The guys stayed in an Air BNB right in the vicinity of an old Antibes DIY site. Previously, skaters had built some wooden ramps there long ago. The location was a former boat repair warehouse, giving it a unique setting that was prime for some fresh new concrete to add to the current obstacles. In addition, the plan was also to build a bank with a channel in an old skatepark and to make an old bunker spot more skate-able. The picturesque locations made the spots just that much better, but bad news was on the horizon.

The DIY crew proceeded according to their tried-and-true "build-skate" principle. On the first day, you build an obstacle. On the second day, you build the next obstacle. And on the third day, you get to skate the first obstacle after it has hardened, and so on. Since one of the spots was in an old skatepark, Ben Botta and the locals had clarified with the city that they wanted to add an obstacle there. It would have been the only "legal" skate spot being bulit in the area. But, when the guys returned after 48 hours to skate their newly constructed bank, it had been demolished!
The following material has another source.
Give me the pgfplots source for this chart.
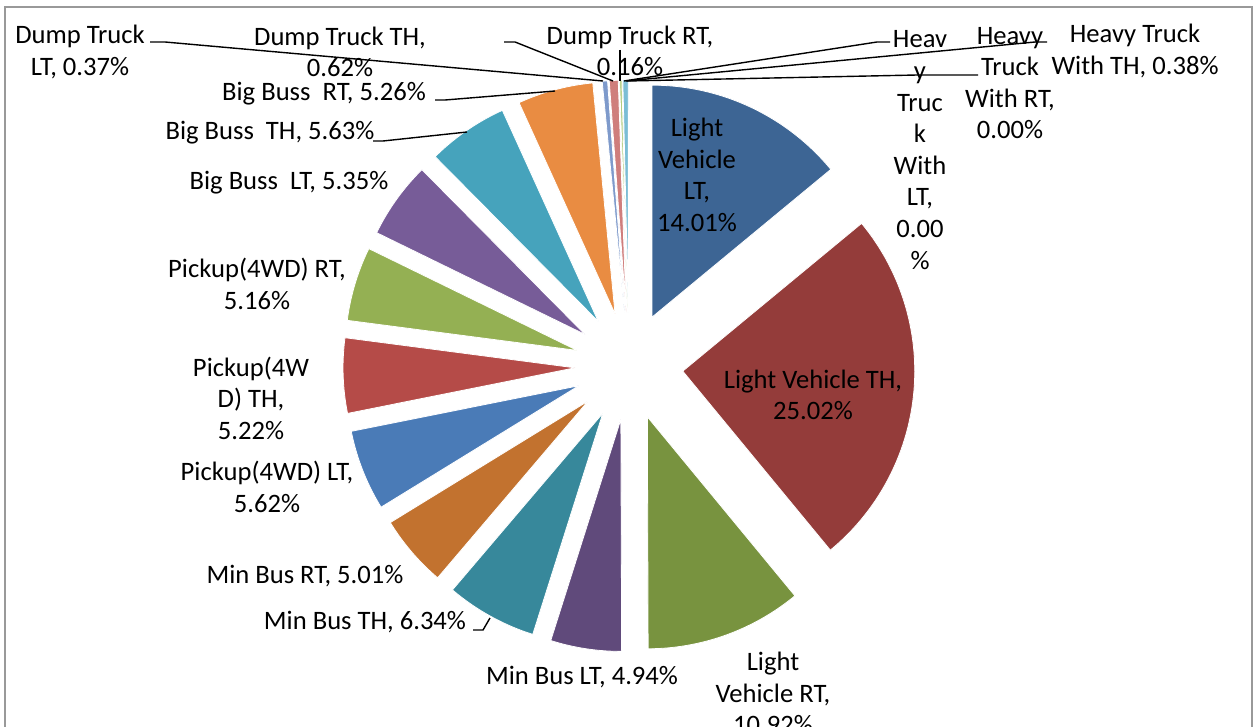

There were signs everywhere stating that it was forbidden to build DIY obstacles here. This was definitely a shame, especially since adding new obstacles to this park would make a big difference for local skaters. It remains to be unknown whether the old men at the nearby soccer field had informed the authorities about what we were doing out of their ‘civic duty’ or if they just prefer to keep kids from having fun on skateboards. We’ll probably never know.

 

Nevertheless, we were on to the next location and ready to face more challenges. The spot was located at something like an old anti-aircraft bunker from the 2nd World War with an overlooking view. Situated between Antibes and Nice on the slope of a mountain, we repaired an existing transition and added a new one to make the unique spot even more special. The locals were hyped on the results.

Even though France is regarded as one of the most popular skate destinations today, the centralized structure of the country is still felt in 2019. Paris, Lyon and Bordeaux enjoy thriving skate scenes, but there are still many smaller towns and cities that lack deep skate communities or places to skate. Nice and its surroundings are a good example of this, as according to Ben, there is not really a proper skatepark in the area.

So, there remains "development work" to be done, but the Dickies X Titus Concrete Dreams Tour 2019 has laid a foundation for continuing work. Even though the potential of the warehouse spot is far from complete, the locals now have the insight and incentive to further the indoor spot with their own creative design. We hope that they seize the opportunity to strengthen their local scene and grow it to prosperity – the potential is all there. Thanks to the entire DIY crew, Ben Botta, the locals, Dickies, and Titus for making the French Riviera even more skate-able!